Invasive medical procedures, particularly those performed in non-medical settings, require careful review, stated Christian Gabriel, Red Cross Transfusion Service of Upper Austria, Linz, Austria, and colleagues. Gabriel et al. described two cases involving alternative medical procedures in which HCV may have been transmitted ("Transmission of Hepatitis C by Ozone Enrichment of Autologous Blood," Lancet, 1996;347:541).

Both patients - a 56-year-old woman and a 57-year-old man - presented with jaundice within 7 days of each other. Both had elevated alanine aminotransferase (ALT) levels and polymerase chain reaction (PCR) testing revealed HCV infection with genotype 1b in both the patients. After symptomatic treatment, the two patients were discharged with ALT values near normal after three weeks.

Upon extensive questioning, the authors learned that both patients had visited the same non-medical practitioner in Bavaria 8 and 4 weeks before admission to hospital. In Bavaria, each had undergone treatment by ozone- enrichment of blood, a procedure in which citrated autologous blood is foamed up with oxygen, treated in a quartz-glass container with UV-B radiation, then reinjected. In Austria non-medical practitioners are not licensed, and to obtain alternative medical procedures patients go to Bavaria, Gabriel et al. noted. "The source of infection in these cases may have been the reusable quartz- glass container which was only disinfected with an alcoholic solution after ozone enrichment of blood," wrote Gabriel et al. "German health authorities have ordered the sterilization of reusable parts used by this non-medical practitioner."

The courts in Munich have received reports of five additional cases of HCV transmission under the same circumstances, Gabriel et al. said. "Invasive medical procedures, even with autologous blood, should be carefully reviewed for the transmission of HCV, especially in non-medical settings," Gabriel et al. wrote.

They noted that the source of infection is not known in 40 percent of acute hepatitis C cases (van der Poel, Curr Stud Hematol Blood Transfus, 1994;137:163).

The female patient, who was referred to the hospital for intensifying jaundice, had an elevated ALT of 1529 IU/L and total bilirubin of 128 (micro)mol/L. She had a positive anti-HCV test result, but test results for other forms of viral hepatitis were negative.

The male patient presented at the hospital 7 days later with acute onset of jaundice. His total bilirubin was 244 (micro)mol/L; his ALT was 1878 IU/mL). All viral indices, including anti-HCV, were negative.

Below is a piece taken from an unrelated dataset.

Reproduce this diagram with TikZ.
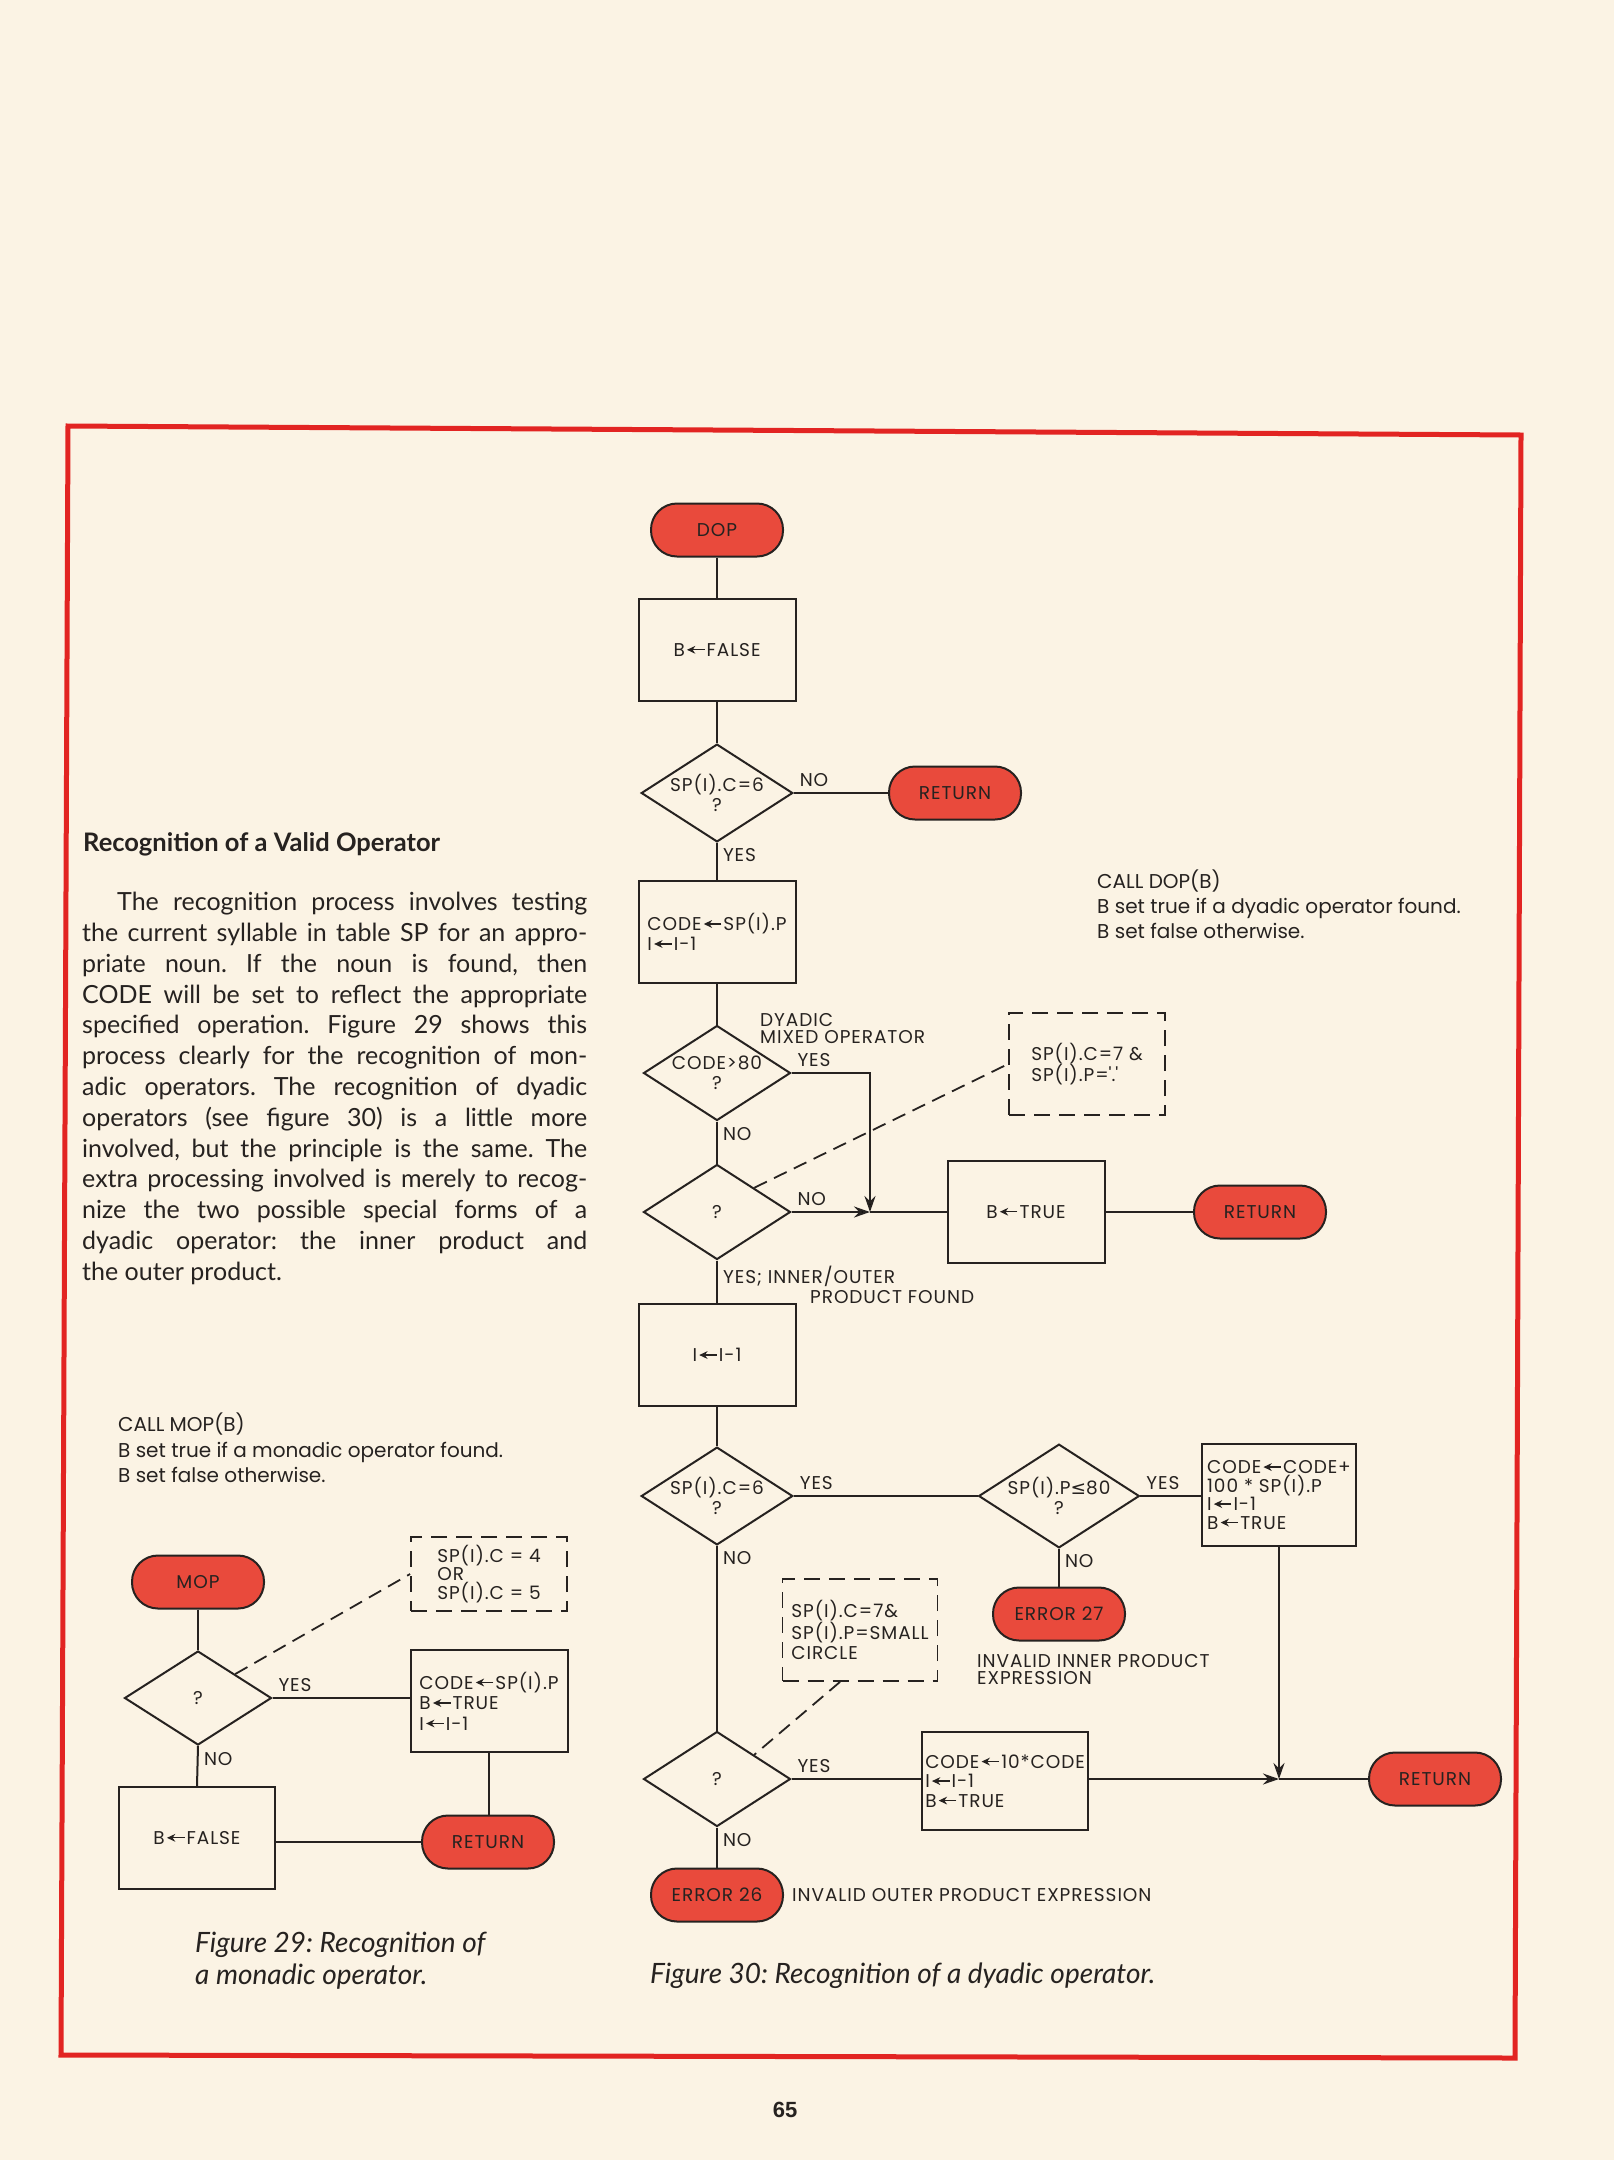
\documentclass[tikz,border=0pt]{standalone}
\usepackage{fontspec}
\setmainfont{Lato}
\newfontfamily\chartfont{Poppins}[LetterSpace=5]
\newfontfamily\callfont{Poppins}
\newfontfamily\symfont{DejaVu Sans}
\newfontfamily\folio{Liberation Sans}
\usetikzlibrary{shapes.geometric,arrows.meta}

\definecolor{paper}{RGB}{251,243,228}
\definecolor{ink}{RGB}{38,34,32}
\definecolor{termred}{RGB}{233,74,60}
\definecolor{framered}{RGB}{226,36,34}

% small assignment arrow used inside the boxes
\newcommand{\getsto}{\kern0.08em\tikz[baseline=0pt,x=1em,y=1em]\draw[solid,ink,line width=0.07em,-{Stealth[length=0.45em,width=0.42em]}] (0.95,0.36) -- (0,0.36);\kern0.08em}

\tikzset{
  chart/.style={font=\chartfont\fontsize{18.5}{20}\selectfont, text=ink},
  proc/.style={chart, draw=ink, line width=2pt, rectangle, minimum width=157pt, minimum height=102pt, align=left, inner sep=3pt},
  term/.style={chart, draw=ink, fill=termred, line width=2pt, rectangle, rounded corners=26pt, minimum width=132pt, minimum height=53pt, inner sep=2pt},
  decision/.style={chart, draw=ink, line width=2pt, diamond, aspect=1.55, minimum width=147pt, minimum height=95pt, inner sep=0pt, align=center},
  memo/.style={chart, draw=ink, line width=1.8pt, dash pattern=on 16pt off 9pt, rectangle, minimum width=156pt, align=left, inner sep=3pt},
  lbl/.style={chart, inner sep=5pt},
  link/.style={draw=ink, line width=2pt},
  hint/.style={draw=ink, line width=1.8pt, dash pattern=on 14pt off 8pt},
  prose/.style={text=ink, inner sep=0pt},
}

\begin{document}
\frenchspacing
\begin{tikzpicture}[x=1pt,y=-1pt,>={Stealth[length=16pt,width=11pt]}]
  \useasboundingbox (0,0) rectangle (1614,2160);
  \fill[paper] (0,0) rectangle (1614,2160);
  \draw[framered,line width=5pt] (68,426) -- (1521,435) -- (1515,2058) -- (61,2055) -- cycle;

  % Text column.
  \node[prose,anchor=base west,font=\bfseries\fontsize{25.5}{30}\selectfont] (head) at (83,851) {Recognition of a Valid Operator};
  \node[prose,anchor=north west,text width=505pt,align=justify,font=\fontsize{25}{30.8}\selectfont] (body) at (82,892)
    {\hspace*{35pt}The recognition process involves testing\linebreak
     the current syllable in table SP for an appro-\linebreak
     priate noun. If the noun is found, then\linebreak
     CODE will be set to reflect the appropriate\linebreak
     specified operation. Figure 29 shows this\linebreak
     process clearly for the recognition of mon-\linebreak
     adic operators. The recognition of dyadic\linebreak
     operators (see figure 30) is a little more\linebreak
     involved, but the principle is the same. The\linebreak
     extra processing involved is merely to recog-\linebreak
     nize the two possible special forms of a\linebreak
     dyadic operator: the inner product and\linebreak
     the outer product.};

  \node[prose,anchor=north west,align=left,font=\callfont\fontsize{20}{25}\selectfont] (dcall) at (1097,870)
    {{\fontsize{20}{25}\selectfont CALL DOP(B)}\\B set true if a dyadic operator found.\\B set false otherwise.};
  \node[prose,anchor=north west,align=left,font=\callfont\fontsize{20}{25.5}\selectfont] (mcall) at (118,1413)
    {{\fontsize{20}{25}\selectfont CALL MOP(B)}\\B set true if a monadic operator found.\\B set false otherwise.};

  % Figure 30: dyadic operator.
  \node[term] (dop) at (717,530) {DOP};
  \node[proc] (dfalse) at (717,650) {B\getsto FALSE};
  \node[decision] (dq1) at (717,793) {SP(I).C=6\\?};
  \node[term] (dret1) at (955,793) {RETURN};
  \node[proc] (dcode) at (717,932) {CODE\getsto SP(I).P\\I\getsto I-1};
  \node[decision] (dq2) at (717,1073) {CODE>80\\?};
  \node[decision] (dq3) at (717,1212) {?};
  \node[proc] (dtrue) at (1026,1212) {B\getsto TRUE};
  \node[term] (dret2) at (1260,1212) {RETURN};
  \node[memo,minimum height=102pt] (dnote1) at (1087,1064) {SP(I).C=7 \&\\SP(I).P=\textquotesingle.\textquotesingle};
  \node[proc] (ddec) at (717,1355) {I\getsto I-1};
  \node[decision] (dq4) at (717,1496) {SP(I).C=6\\?};
  \node[decision] (dq5) at (1059,1496) {SP(I).P{\symfont ≤}80\\?};
  \node[proc,minimum width=154pt,font=\chartfont\fontsize{18.5}{18.5}\selectfont] (dcode2) at (1279,1495)
    {CODE\getsto CODE+\\100 * SP(I).P\\I\getsto I-1\\B\getsto TRUE};
  \node[term] (derr27) at (1059,1614) {ERROR 27};
  \node[memo,minimum width=155pt,minimum height=102pt] (dnote2) at (860,1630) {SP(I).C=7\&\\SP(I).P=SMALL\\CIRCLE};
  \node[decision] (dq6) at (717,1779) {?};
  \node[proc,minimum height=98pt,font=\chartfont\fontsize{18.5}{19.5}\selectfont] (dcode3) at (1005,1781)
    {CODE\getsto 10*CODE\\I\getsto I-1\\B\getsto TRUE};
  \node[term] (dret3) at (1435,1779) {RETURN};
  \node[term] (derr26) at (717,1895) {ERROR 26};
  \coordinate (jn1) at (870,1212);
  \coordinate (jn2) at (dcode2.south |- dret3.west);

  \node[chart,anchor=north west,align=left,inner sep=0pt,font=\chartfont\fontsize{18.5}{17.5}\selectfont] (dmix) at (760,1013) {DYADIC\\MIXED OPERATOR};
  \node[chart,anchor=north west,align=left,inner sep=0pt,font=\chartfont\fontsize{18.5}{20}\selectfont] (dprod) at (723,1266) {YES; INNER/OUTER\\\hspace*{87pt}PRODUCT FOUND};
  \node[chart,anchor=north west,align=left,inner sep=0pt,font=\chartfont\fontsize{18.5}{17.5}\selectfont] (dinner) at (977,1654) {INVALID INNER PRODUCT\\EXPRESSION};
  \node[chart,anchor=west,inner sep=0pt] (douter) at ([xshift=8pt]derr26.east) {INVALID OUTER PRODUCT EXPRESSION};

  \draw[link] (dop) -- (dfalse);
  \draw[link] (dfalse) -- (dq1);
  \draw[link] (dq1.east) node[lbl,above right] {NO} -- (dret1.west);
  \draw[link] (dq1.south) node[lbl,below right] {YES} -- (dcode.north);
  \draw[link] (dcode) -- (dq2);
  \draw[link] (dq2.south) node[lbl,below right] {NO} -- (dq3.north);
  \draw[link,->] (dq2.east) node[lbl,above right] {YES} -| (jn1);
  \draw[link,->] (dq3.east) node[lbl,above right] {NO} -- (jn1);
  \draw[link] (jn1) -- (dtrue.west);
  \draw[link] (dtrue) -- (dret2);
  \draw[hint] (dq3.north east) -- (dnote1.west);
  \draw[link] (dq3.south) -- (ddec.north);
  \draw[link] (ddec) -- (dq4);
  \draw[link] (dq4.east) node[lbl,above right] {YES} -- (dq5.west);
  \draw[link] (dq5.east) node[lbl,above right] {YES} -- (dq5.east -| dcode2.west);
  \draw[link] (dq5.south) node[lbl,below right] {NO} -- (derr27.north);
  \draw[link] (dq4.south) node[lbl,below right] {NO} -- (dq6.north);
  \draw[hint] ([xshift=-20pt]dnote2.south) -- (dq6.north east);
  \draw[link] (dq6.east) node[lbl,above right] {YES} -- (dq6.east -| dcode3.west);
  \draw[link,->] (dcode3.east |- jn2) -- (jn2);
  \draw[link,->] (dcode2.south) -- (jn2);
  \draw[link] (jn2) -- (dret3.west);
  \draw[link] (dq6.south) node[lbl,below right] {NO} -- (derr26.north);

  % Figure 29: monadic operator.
  \node[term] (mop) at (198,1582) {MOP};
  \node[decision,minimum height=94pt] (mq) at (198,1698) {?};
  \node[proc,font=\chartfont\fontsize{18.5}{20.5}\selectfont] (mcode) at (489,1701) {CODE\getsto SP(I).P\\B\getsto TRUE\\I\getsto I-1};
  \node[memo,minimum height=74pt,font=\chartfont\fontsize{18.5}{18.5}\selectfont] (mnote) at (489,1574) {SP(I).C = 4\\OR\\SP(I).C = 5};
  \node[proc,minimum width=156pt] (mfalse) at (197,1838) {B\getsto FALSE};
  \node[term] (mret) at (488,1842) {RETURN};

  \draw[link] (mop) -- (mq);
  \draw[link] (mq.east) node[lbl,above right] {YES} -- (mq.east -| mcode.west);
  \draw[hint] (mq.north east) -- (mnote.west);
  \draw[link] (mq.south) node[lbl,below right] {NO} -- (mfalse.north);
  \draw[link] (mret.west) -- (mret.west -| mfalse.east);
  \draw[link] (mcode.south) -- (mcode.south |- mret.north);

  % Captions and folio.
  \node[prose,anchor=north west,align=left,font=\itshape\fontsize{28}{32}\selectfont] (cap29) at (195,1932) {Figure 29: Recognition of\\a monadic operator.};
  \node[prose,anchor=base west,font=\itshape\fontsize{28}{32}\selectfont] (cap30) at (650,1983) {Figure 30: Recognition of a dyadic operator.};
  \node[prose,font=\folio\bfseries\fontsize{22}{22}\selectfont] (page) at (785,2110) {65};
\end{tikzpicture}
\end{document}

The researchers performed HCV reverse transcriptase-polymerase chain reaction (RT-PCR) of the 5'non-coding region, and the result was positive. The hybridization of PCR-products (LIPA) revealed that both patients had an infection with genotype 1b

(Stuyver et al., J Gen Virol, 1993;74:1093-1102). The corresponding author for this study is Christian Gabriel, Red Cross Transfusion Service of Upper Austria, A-4017 Linz, Austria.